5G and IoT security concerns

With 5G becoming increasingly accessible, IoT devices are also becoming more accessible to individuals and companies. Many organisations are planning to use 5G networks to support IoT devices. 5G enables IoT devices to run faster, with reduced latency and minimal cost. But using 5G without a private network or adequate security measures could put the privacy of organisations and individuals at risk.

If hackers can infiltrate the 5G network, they could gain instant connectivity to every IoT device running on that network, accessing private data and using the devices as an out-of-the-box attack tool for a DDoS attack. This could lead to higher density attacks using IoT due to increased connectivity, accessibility, and coverage. There is also limited 5G IoT visibility, which would make it difficult for cybersecurity teams to identify and remove malware before it has infiltrated the network of connected devices.

What can organisations do to prevent a 5G IoT attack?

For organisations that are planning to utilise 5G on their IoT network, operators need full visibility. Devices will inherently operate more at the edge of the network, and it’s not feasible to monitor all the endpoints at device level. This will lead to a larger attack surface, with attacks more likely to target IoT devices for the following reasons:

  • To gain access to PII on IoT devices such as smart watches for financial gain.
  • As an easier means of initial access into a private network. This may enable lateral movement onto a work device, such as a connected laptop, which in turn could provide access to the corporate LAN.
  • To amass a larger network of botnets, enabling greater DDoS attacks against victims.

The perimeter of enterprise networks has become ever more blurred, while the use of IoT devices becomes more intertwined with our personal and professional lives. PII will always be an appetising target for threat actors for financial gain, and at the same time so too will weak security within IoT devices. With these two factors coupled together (in addition to the potential new threat vectors for gaining access into corporate networks from private networks), there is a growing opportunity for threat actors to gain easier access to our networks and consequently more data.

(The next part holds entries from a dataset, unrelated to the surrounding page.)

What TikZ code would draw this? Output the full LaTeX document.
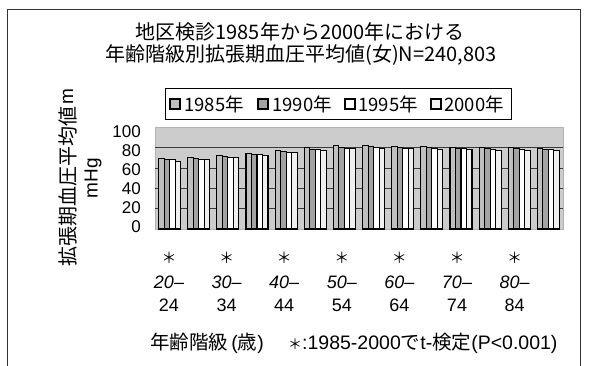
\documentclass[tikz,border=0pt]{standalone}
\usepackage{fontspec}
\setmainfont{Noto Sans CJK JP}
\newfontfamily\lat{Liberation Sans}
\begin{document}
\begin{tikzpicture}[x=1pt,y=-1pt,
  frameline/.style={draw=gray!40!black, line width=0.8pt},
  titletext/.style={font=\fontsize{20}{23}\selectfont, inner sep=0pt},
  legtext/.style={font=\fontsize{18.5}{21}\selectfont, anchor=west, inner sep=0pt},
  legsq/.style={draw=black, line width=1.2pt},
  ticklab/.style={font=\lat\fontsize{17}{19}\selectfont, anchor=east, inner sep=0pt},
  catlab/.style={font=\lat\fontsize{18}{20}\selectfont, inner sep=0pt},
  axlab/.style={font=\fontsize{20}{23}\selectfont, rotate=90, inner sep=0pt},
  axunit/.style={font=\lat\fontsize{19}{21}\selectfont, rotate=90, inner sep=0pt},
  captext/.style={font=\fontsize{19.5}{23}\selectfont, anchor=west, inner sep=0pt},
  barA/.style={draw=black, line width=1.1pt, fill=gray!50},
  barB/.style={draw=black, line width=1.1pt, fill=gray!72},
  barC/.style={draw=black, line width=1.1pt, fill=white},
  barD/.style={draw=black, line width=1.1pt, fill=gray!12},
  gridl/.style={draw=gray!45!black, line width=0.6pt}
]
\useasboundingbox (0,0) rectangle (592,365);
\fill[white] (0,0) rectangle (592,365);
% outer frame
\draw[frameline] (7,366) -- (7,9) -- (580,9) -- (580,366);
% title
\node[titletext] (t1) at (300,32) {地区検診1985年から2000年における};
\node[titletext] (t2) at (301,55) {年齢階級別拡張期血圧平均値(女)N=240,803};
% legend
\node[draw=black, line width=0.7pt, minimum width=346pt, minimum height=31pt, inner sep=0pt] (leg) at (338,103.5) {};
\draw[legsq, fill=gray!50] (170,99) rectangle (180,109);
\node[legtext] (l1) at (184,104) {1985年};
\draw[legsq, fill=gray!72] (258,99) rectangle (268,109);
\node[legtext] (l2) at (272,104) {1990年};
\draw[legsq, fill=white] (345,99) rectangle (355,109);
\node[legtext] (l3) at (358,104) {1995年};
\draw[legsq, fill=gray!12] (431,99) rectangle (441,109);
\node[legtext] (l4) at (444,104) {2000年};
% plot area
\fill[gray!40] (155,127) rectangle (563,229);
\draw[draw=gray!60, line width=0.5pt] (155,127) rectangle (563,229);
\foreach \v in {20,40,60,80} {
  \draw[gridl] (155,{229-1.02*\v}) -- (563,{229-1.02*\v});
}
% bars
\foreach \a/\b/\c/\d [count=\i from 0] in {69/68/68/66,70/69/68/68,72/71/70/70,74/73/73/72,77/76/75/75,80/78/78/77,82/80/79/79,82/81/80/79,81/80/79/79,81/80/79/78,80/79/79/78,80/79/78/77,80/79/78/77,79/78/78/77} {
  \pgfmathsetmacro{\gx}{155+\i*29.14+3.6}
  \draw[barA] (\gx,229) rectangle ({\gx+5.5},{229-1.02*\a});
  \draw[barB] ({\gx+5.5},229) rectangle ({\gx+11},{229-1.02*\b});
  \draw[barC] ({\gx+11},229) rectangle ({\gx+16.5},{229-1.02*\c});
  \draw[barD] ({\gx+16.5},229) rectangle ({\gx+22},{229-1.02*\d});
}
% y tick labels
\foreach \v in {0,20,40,60,80,100} {
  \node[ticklab] at (141,{227-0.95*\v}) {\v};
}
% y axis label
\node[axlab] (ya) at (68,186) {拡張期血圧平均値};
\node[axunit] (ym) at (68,97) {m};
\node[axunit] (yb) at (93,178) {mHg};
% category labels
\foreach \lo/\hi [count=\k from 0] in {20/24,30/34,40/44,50/54,60/64,70/74,80/84} {
  \pgfmathsetmacro{\cx}{169+57.6*\k}
  \node[font=\fontsize{15}{17}\selectfont, inner sep=0pt] at (\cx,258) {＊};
  \node[catlab, font=\lat\itshape\fontsize{18}{20}\selectfont] at (\cx,282) {\lo–};
  \node[catlab] at (\cx,305) {\hi};
}
% caption
\node[captext] (c1) at (150,343) {年齢階級{\lat\,(}歳{\lat)}};
\node[captext] (c2) at (288,343) {{\fontsize{14}{16}\selectfont ＊}{\lat :1985-2000}で{\lat t-}検定{\lat (P<0.001)}};
\end{tikzpicture}
\end{document}
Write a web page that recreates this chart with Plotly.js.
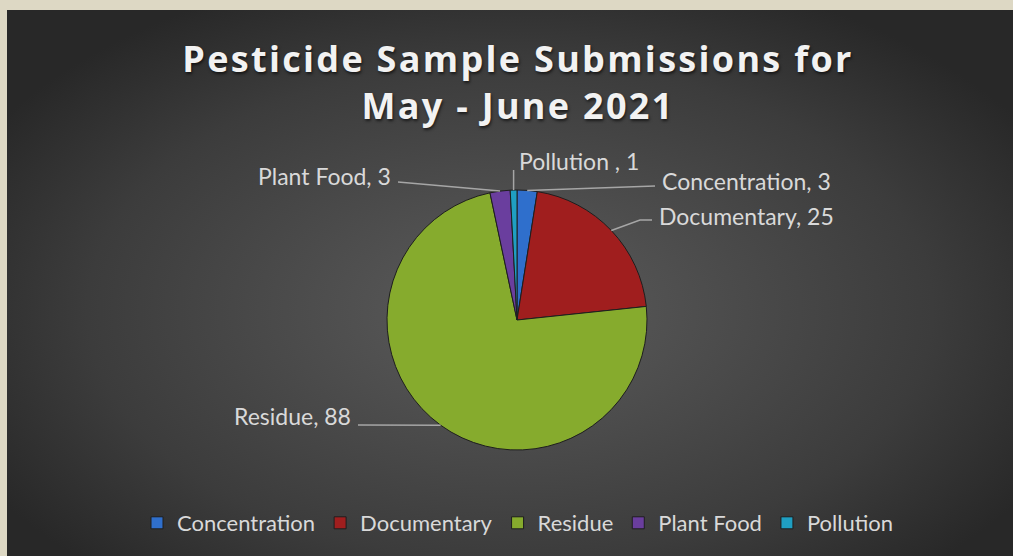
<!DOCTYPE html>
<html>
<head>
<meta charset="utf-8">
<script src="https://cdn.plot.ly/plotly-3.0.1.min.js"></script>
<style>
  html, body { margin: 0; padding: 0; background: #ddd8c4; }
  #bg { position: absolute; left: 7px; top: 10px; width: 1006px; height: 546px;
        background: radial-gradient(ellipse 60% 65% at 50% 55%, #5c5c5c 0%, #3c3c3c 70%, #282828 100%); }
  #chart { position: absolute; left: 0; top: 0; width: 1013px; height: 556px; }
  #chart .gtitle { letter-spacing: 2.3px; text-shadow: 1px 2px 3px rgba(0,0,0,0.6); }
</style>
</head>
<body>
<div id="bg"></div>
<div id="chart"></div>
<script>
// ---- data ----
const categories = ["Concentration", "Documentary", "Residue", "Plant Food", "Pollution"];
const values = [3, 25, 88, 3, 1];
const labelTexts = ["Concentration, 3", "Documentary, 25", "Residue, 88", "Plant Food, 3", "Pollution , 1"];
const colors = ["#2f6fcc", "#a01e1e", "#86ab2d", "#6a3e9e", "#1f9fc2"];

// ---- style: label placement (pixels) ----
const W = 1013, H = 556;
const cx = 517, cy = 320, R = 130;
const labelStyle = [
  {tx: 660, ty: 181, anchor: "left",  via: [[655, 186]]},
  {tx: 657, ty: 216, anchor: "left",  via: [[640, 220], [652, 220]]},
  {tx: 353, ty: 416, anchor: "right", via: [[358, 425]]},
  {tx: 393, ty: 176, anchor: "right", via: [[398, 182]]},
  {tx: 517, ty: 161, anchor: "left",  via: [[null, 170]]}
];

const px = x => x / W;
const py = y => 1 - y / H;

const total = values.reduce((a, b) => a + b, 0);
let cum = 0;
const annotations = [], shapes = [];
values.forEach((v, i) => {
  const mid = (cum + v / 2) / total * 2 * Math.PI;
  cum += v;
  const ax = cx + R * Math.sin(mid), ay = cy - R * Math.cos(mid);
  const st = labelStyle[i];
  let path = "M" + px(ax) + "," + py(ay);
  st.via.forEach(p => {
    const x = p[0] === null ? ax : p[0];
    path += " L" + px(x) + "," + py(p[1]);
  });
  shapes.push({type: "path", xref: "paper", yref: "paper", path: path,
               line: {color: "#a6a6a6", width: 1.5}});
  annotations.push({xref: "paper", yref: "paper", x: px(st.tx), y: py(st.ty),
    xanchor: st.anchor, yanchor: "middle", showarrow: false, text: labelTexts[i],
    font: {family: "Lato, 'Open Sans', sans-serif", size: 23, color: "#d9d9d9"}});
});

const trace = {
  type: "pie",
  labels: categories,
  values: values,
  sort: false,
  direction: "clockwise",
  rotation: 0,
  textinfo: "none",
  hoverinfo: "label+value",
  marker: {colors: colors, line: {color: "#1e1e1e", width: 1}},
  domain: {x: [px(cx - R), px(cx + R)], y: [py(cy + R), py(cy - R)]}
};

const layout = {
  width: W, height: H,
  margin: {l: 0, r: 0, t: 0, b: 0},
  paper_bgcolor: "rgba(0,0,0,0)",
  plot_bgcolor: "rgba(0,0,0,0)",
  title: {text: "Pesticide Sample Submissions for<br>May - June 2021",
          x: px(518), xanchor: "center", y: py(72), yanchor: "middle",
          font: {family: "'Open Sans', sans-serif", size: 36, color: "#f2f2f2", weight: "bold"}},
  showlegend: true,
  legend: {orientation: "h", x: px(518), xanchor: "center", y: py(523), yanchor: "middle",
           font: {family: "Lato, 'Open Sans', sans-serif", size: 22, color: "#d9d9d9"},
           itemclick: false},
  annotations: annotations,
  shapes: shapes
};

Plotly.newPlot("chart", [trace], layout, {displayModeBar: false, staticPlot: true});
</script>
</body>
</html>
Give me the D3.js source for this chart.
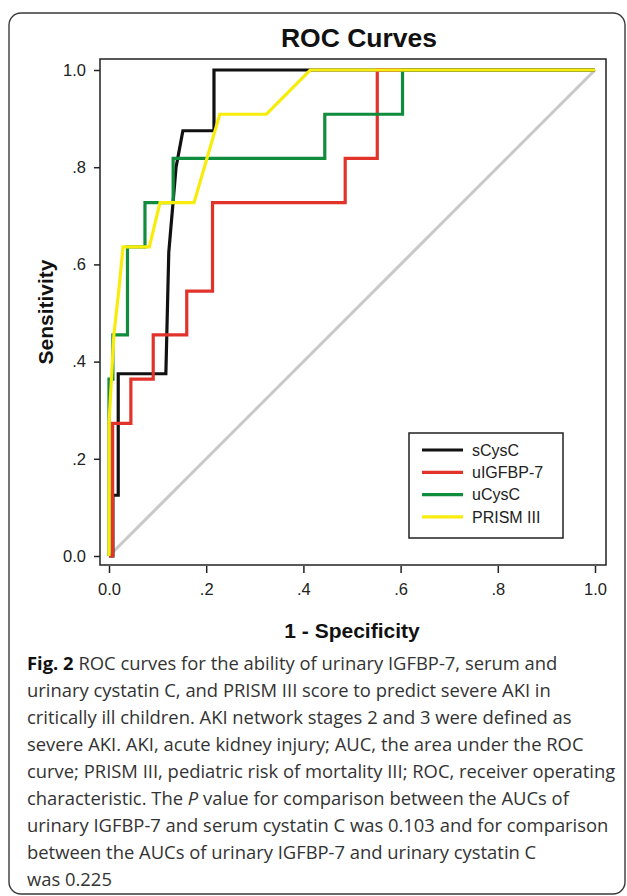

Understandably there are a number of difficulties that surround implementing endpoint detection systems on devices, particularly where employees use personal devices to remote access their corporate networks. However, network security solutions can provide the additional visibility required to monitor malicious activity within a network, enabling identification of malicious command and control activity or growing botnets. This in turn enables a response to be effected at a higher level, maintaining network security.